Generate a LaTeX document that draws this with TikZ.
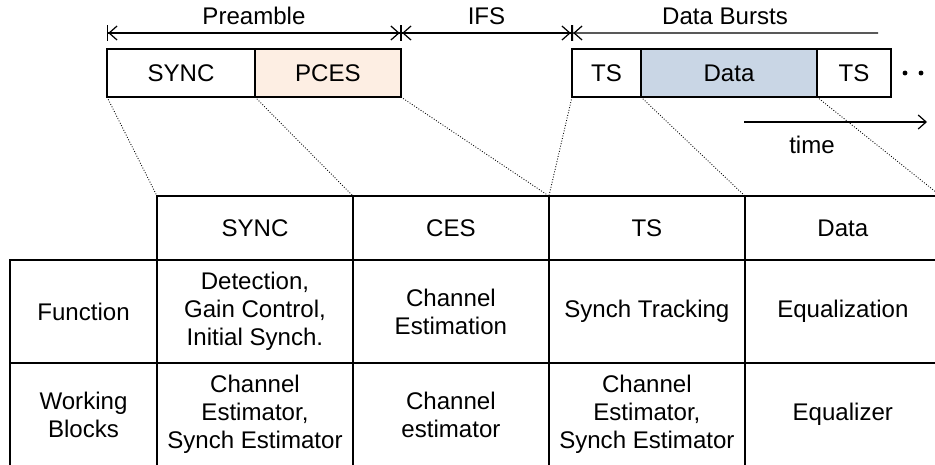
\documentclass[tikz,border=0pt]{standalone}
\usepackage{fontspec}
\setmainfont{Liberation Sans}
\usetikzlibrary{arrows.meta, positioning}
\definecolor{pcesfill}{HTML}{FDEEE3}
\definecolor{datafill}{HTML}{C9D6E5}

\begin{document}
\begin{tikzpicture}[
        x=0.02cm, y=-0.02cm,
        every node/.style={font=\fontsize{13.7}{16}\selectfont, inner sep=0pt, outer sep=0pt, align=center},
        slot/.style={draw, line width=1.1pt, minimum height=0.96cm},
        cell/.style={draw, line width=1.1pt, minimum width=3.92cm},
        span/.style={line width=0.7pt, {Bar[width=9pt]Straight Barb[length=4.5pt,width=8pt]}-{Straight Barb[length=4.5pt,width=8pt]Bar[width=9pt]}},
        zoomline/.style={densely dotted, line width=0.5pt}
    ]
        \clip (0,0) rectangle (935,464);

        % Khung truyền
        \node[slot, anchor=north west, minimum width=2.96cm] (sync) at (107,49) {SYNC};
        \node[slot, minimum width=2.92cm, fill=pcesfill, right=0pt of sync] (pces) {PCES};
        \node[slot, anchor=north west, minimum width=1.38cm] (ts1) at (572,49) {TS};
        \node[slot, minimum width=3.52cm, fill=datafill, right=0pt of ts1] (data) {Data};
        \node[slot, minimum width=1.48cm, right=0pt of data] (ts2) {TS};
        \fill (905,73) circle (1.4pt) (921,73) circle (1.4pt);

        % Các mũi tên độ dài
        \coordinate (p0) at ([yshift=0.32cm]sync.north west);
        \coordinate (p1) at ([yshift=0.32cm]pces.north east);
        \coordinate (p2) at ([yshift=0.32cm]ts1.north west);
        \coordinate (p3) at (878,33);
        \draw[span] (p0) -- node[above=4.5pt] (preamble) {Preamble} (p1);
        \draw[span] (p1) -- node[above=4.5pt] (ifs) {IFS} (p2);
        \draw[line width=0.7pt, {Bar[width=9pt]Straight Barb[length=4.5pt,width=8pt]}-] (p2) -- node[above=4.5pt] (bursts) {Data Bursts} (p3);

        % Trục thời gian
        \coordinate (t0) at (744,122);
        \coordinate (t1) at (927,122);
        \draw[line width=0.7pt, -{Straight Barb[length=4.5pt,width=8pt]}] (t0) -- (t1);
        \node (time) at (812,145) {time};

        % Bảng
        \node[cell, anchor=north west, minimum height=1.28cm] (hsync) at (157,196) {SYNC};
        \node[cell, minimum height=1.28cm, right=0pt of hsync] (hces) {CES};
        \node[cell, minimum height=1.28cm, right=0pt of hces] (hts) {TS};
        \node[cell, minimum height=1.28cm, right=0pt of hts] (hdata) {Data};

        \node[cell, anchor=north west, minimum width=2.94cm, minimum height=2.06cm] (func) at (10,260) {Function};
        \node[cell, minimum height=2.06cm, right=0pt of func] (fsync) {Detection,\\Gain Control,\\Initial Synch.};
        \node[cell, minimum height=2.06cm, right=0pt of fsync] (fces) {Channel\\Estimation};
        \node[cell, minimum height=2.06cm, right=0pt of fces] (fts) {Synch Tracking};
        \node[cell, minimum height=2.06cm, right=0pt of fts] (fdata) {Equalization};

        \node[cell, anchor=north west, minimum width=2.94cm, minimum height=2.06cm] (work) at (10,363) {Working\\Blocks};
        \node[cell, minimum height=2.06cm, right=0pt of work] (wsync) {Channel\\Estimator,\\Synch Estimator};
        \node[cell, minimum height=2.06cm, right=0pt of wsync] (wces) {Channel\\estimator};
        \node[cell, minimum height=2.06cm, right=0pt of wces] (wts) {Channel\\Estimator,\\Synch Estimator};
        \node[cell, minimum height=2.06cm, right=0pt of wts] (wdata) {Equalizer};

        % Các đường chấm nối
        \draw[zoomline] (sync.south west) -- (hsync.north west);
        \draw[zoomline] (pces.south west) -- (hces.north west);
        \draw[zoomline] (pces.south east) -- (hts.north west);
        \draw[zoomline] (ts1.south west) -- (hts.north west);
        \draw[zoomline] (data.south west) -- (hdata.north west);
        \draw[zoomline] (ts2.south west) -- (hdata.north east);
    \end{tikzpicture}
\end{document}
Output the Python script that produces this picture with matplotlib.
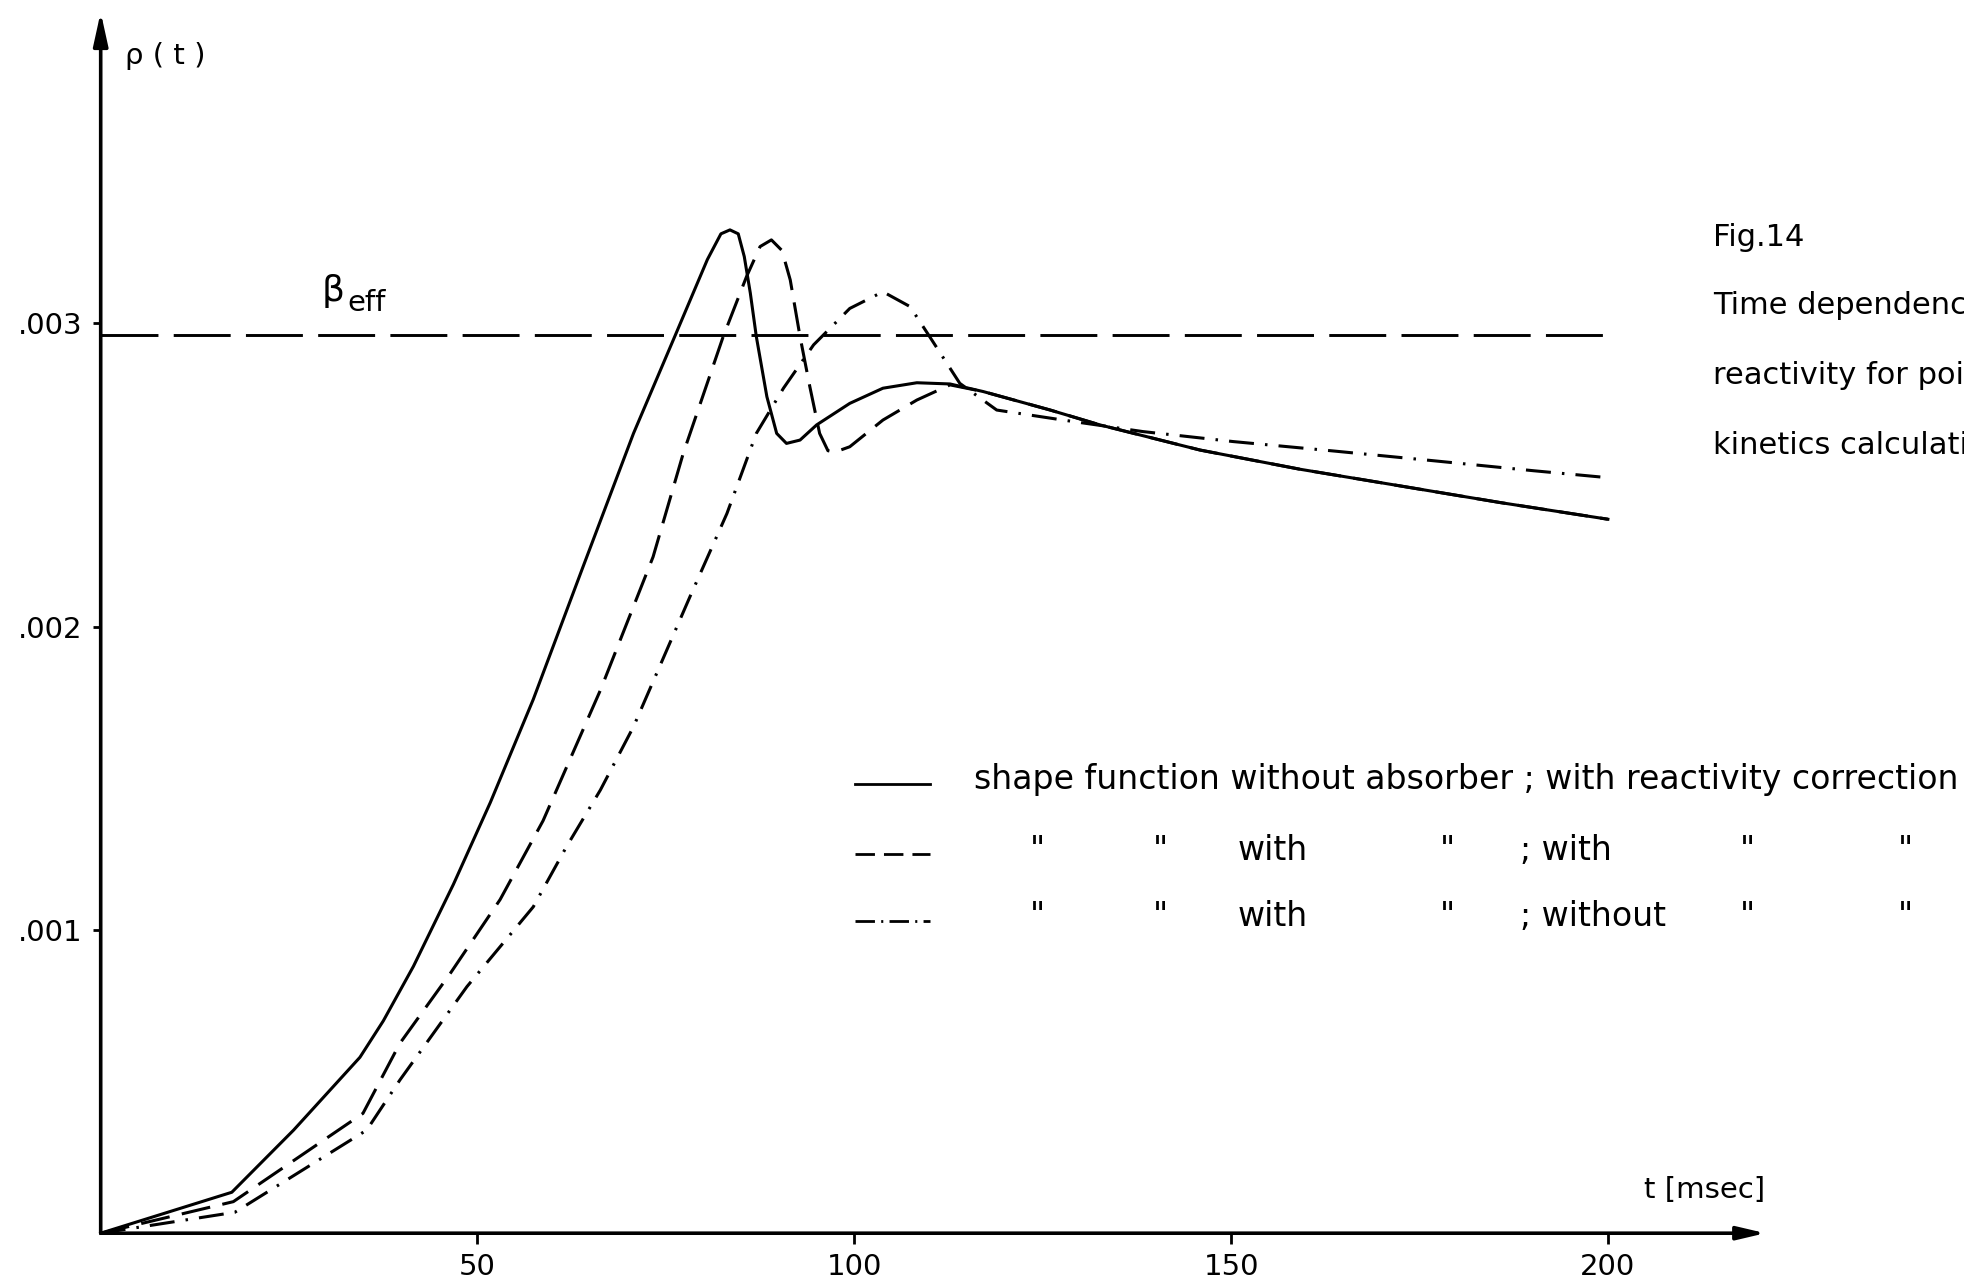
import matplotlib
matplotlib.use("Agg")
import matplotlib.pyplot as plt
from matplotlib.lines import Line2D

plt.rcParams['font.family'] = ['DejaVu Sans']
plt.rcParams['lines.scale_dashes'] = False

# ---------------- data ----------------
t_solid = [0, 17.4, 25.6, 34.4, 37.5, 41.5, 46.8, 51.7, 57.4, 64.0, 70.7, 76.2,
           80.5, 82.3, 83.5, 84.6, 85.4, 86.2, 87.0, 88.4, 89.7, 91.0, 92.8, 95.0,
           99.4, 103.8, 108.3, 112.7, 117.1, 126.0, 132.6, 145.9, 159.1, 172.4,
           185.7, 200.0]
rho_solid = [0, 0.000135, 0.000340, 0.000580, 0.000700, 0.000880, 0.001150,
             0.001420, 0.001760, 0.002197, 0.002637, 0.002958, 0.003210,
             0.003295, 0.003308, 0.003295, 0.003220, 0.003100, 0.002956,
             0.002758, 0.002637, 0.002604, 0.002615, 0.002665, 0.002736,
             0.002786, 0.002804, 0.002800, 0.002775, 0.002714, 0.002665,
             0.002582, 0.002519, 0.002464, 0.002409, 0.002354]

t_dashed = [0, 17.6, 34.8, 39.7, 46.4, 53.0, 58.7, 66.3, 73.3, 77.3, 82.6, 85.7,
            87.5, 89.0, 90.4, 91.5, 92.8, 94.1, 95.4, 96.5, 97.4, 99.4, 103.8,
            108.3, 112.7, 117.1, 126.0, 132.6, 145.9, 159.1, 172.4, 185.7, 200.0]
rho_dashed = [0, 0.000104, 0.000395, 0.000626, 0.000857, 0.001100, 0.001360,
              0.001790, 0.002230, 0.002571, 0.002956, 0.003154, 0.003253,
              0.003275, 0.003240, 0.003143, 0.002956, 0.002791, 0.002637,
              0.002580, 0.002575, 0.002593, 0.002681, 0.002747, 0.002797,
              0.002775, 0.002714, 0.002665, 0.002582, 0.002519, 0.002464,
              0.002409, 0.002354]

t_dashdot = [0, 17.8, 35.3, 39.7, 48.6, 57.4, 61.8, 66.3, 70.7, 78.2, 83.1, 87.0,
             90.6, 94.6, 99.4, 103.8, 107.4, 110.0, 114.0, 118.9, 127.7, 138.3,
             150.3, 163.6, 176.8, 190.1, 200.0]
rho_dashdot = [0, 0.000069, 0.000340, 0.000505, 0.000813, 0.001076, 0.001274,
               0.001461, 0.001670, 0.002099, 0.002373, 0.002637, 0.002786,
               0.002929, 0.003049, 0.003104, 0.003055, 0.002956, 0.002802,
               0.002714, 0.002681, 0.002643, 0.002610, 0.002579, 0.002547,
               0.002514, 0.002491]

beta_eff = 0.00296
t_beta = [0, 200]

x_ticks = [50, 100, 150, 200]
x_tick_labels = ['50', '100', '150', '200']
y_ticks = [0.001, 0.002, 0.003]
y_tick_labels = ['.001', '.002', '.003']

t_axis_end = 220.9
rho_axis_end = 0.004026

# ---------------- layout ----------------
W, H = 1965, 1284
fig = plt.figure(figsize=(W / 100, H / 100), dpi=100)
fig.patch.set_facecolor('white')

x0_px, y0_px_bottom = 100.7, H - 1233.2
px_per_t = 7.536
px_per_rho = 303300.0

ax = fig.add_axes([0, 0, 1, 1])
ax.set_xlim(-x0_px / px_per_t, (W - x0_px) / px_per_t)
ax.set_ylim(-y0_px_bottom / px_per_rho, (H - y0_px_bottom) / px_per_rho)
ax.patch.set_alpha(0)

for s in ['top', 'right', 'left', 'bottom']:
    ax.spines[s].set_visible(False)
ax.spines['left'].set_position(('data', 0))
ax.spines['bottom'].set_position(('data', 0))

ax.set_xticks(x_ticks)
ax.set_xticklabels(x_tick_labels)
ax.set_yticks(y_ticks)
ax.set_yticklabels(y_tick_labels)
ax.tick_params(axis='x', direction='out', length=8, width=2.0, labelsize=21, pad=6)
ax.tick_params(axis='y', direction='out', length=6, width=2.0, labelsize=21, pad=7)

# axes with arrows
ax.annotate('', xy=(t_axis_end, 0), xytext=(0, 0),
            arrowprops=dict(arrowstyle='-|>,head_length=0.85,head_width=0.2',
                            lw=2.6, color='black', shrinkA=0, shrinkB=0,
                            mutation_scale=20))
ax.annotate('', xy=(0, rho_axis_end), xytext=(0, 0),
            arrowprops=dict(arrowstyle='-|>,head_length=1.0,head_width=0.22',
                            lw=2.6, color='black', shrinkA=0, shrinkB=0,
                            mutation_scale=20))

# beta_eff line
ax.plot(t_beta, [beta_eff, beta_eff], color='black', lw=2.1,
        dashes=(41, 11), solid_capstyle='butt', dash_capstyle='butt')

# curves
ax.plot(t_solid, rho_solid, color='black', lw=2.2, solid_joinstyle='round')
ax.plot(t_dashed, rho_dashed, color='black', lw=2.2, dashes=(21, 9),
        dash_joinstyle='round')
ax.plot(t_dashdot, rho_dashdot, color='black', lw=2.2,
        dashes=(18, 8, 1.8, 8), dash_joinstyle='round')

# ---------------- texts ----------------
def fx(px):
    return px / W


def fy(py):
    return 1 - py / H


fig.text(fx(125), fy(56), 'ρ ( t )', fontsize=21, va='center', ha='left')
fig.text(fx(322), fy(291), 'β', fontsize=26, va='center', ha='left')
fig.text(fx(347), fy(303), 'eff', fontsize=21, va='center', ha='left')
fig.text(fx(1765), fy(1190), 't [msec]', fontsize=21, va='center', ha='right')

fig.text(fx(1713), fy(237), 'Fig.14', fontsize=22, va='center', ha='left')
fig.text(fx(1713), fy(306), 'Time dependence of the', fontsize=22, va='center', ha='left')
fig.text(fx(1713), fy(376), 'reactivity for point', fontsize=22, va='center', ha='left')
fig.text(fx(1713), fy(445), 'kinetics calculations', fontsize=22, va='center', ha='left')

# legend
row_y = [780, 850, 917]
sample_x = (855, 930)
styles = [dict(), dict(dashes=(14, 6.5)), dict(dashes=(14, 4.5, 1.5, 4.5))]
for ry, st in zip(row_y, styles):
    fig.add_artist(Line2D([fx(sample_x[0]), fx(sample_x[1])], [fy(ry + 4), fy(ry + 4)],
                          transform=fig.transFigure, color='black', lw=2.0, **st))

legend_fs = 23.9
fig.text(fx(974), fy(row_y[0]),
         'shape function without absorber ; with reactivity correction',
         fontsize=legend_fs, va='center', ha='left')

row2 = [(1030, '"'), (1153, '"'), (1238, 'with'), (1440, '"'), (1520, '; with'),
        (1740, '"'), (1898, '"')]
row3 = [(1030, '"'), (1153, '"'), (1238, 'with'), (1440, '"'), (1520, '; without'),
        (1740, '"'), (1898, '"')]
for x, s in row2:
    fig.text(fx(x), fy(row_y[1]), s, fontsize=legend_fs, va='center', ha='left')
for x, s in row3:
    fig.text(fx(x), fy(row_y[2]), s, fontsize=legend_fs, va='center', ha='left')

fig.savefig('out.png', dpi=100, facecolor='white')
──────────────────────────────
Direction: Look above for the line with "Output the Python" and the line with "plt.rcParams['lines.scale_dashes'] = False", then copy exactly the lines from the first through the second, both kept, with no pictures.

The output:
Output the Python script that produces this picture with matplotlib.
import matplotlib
matplotlib.use("Agg")
import matplotlib.pyplot as plt
from matplotlib.lines import Line2D

plt.rcParams['font.family'] = ['DejaVu Sans']
plt.rcParams['lines.scale_dashes'] = False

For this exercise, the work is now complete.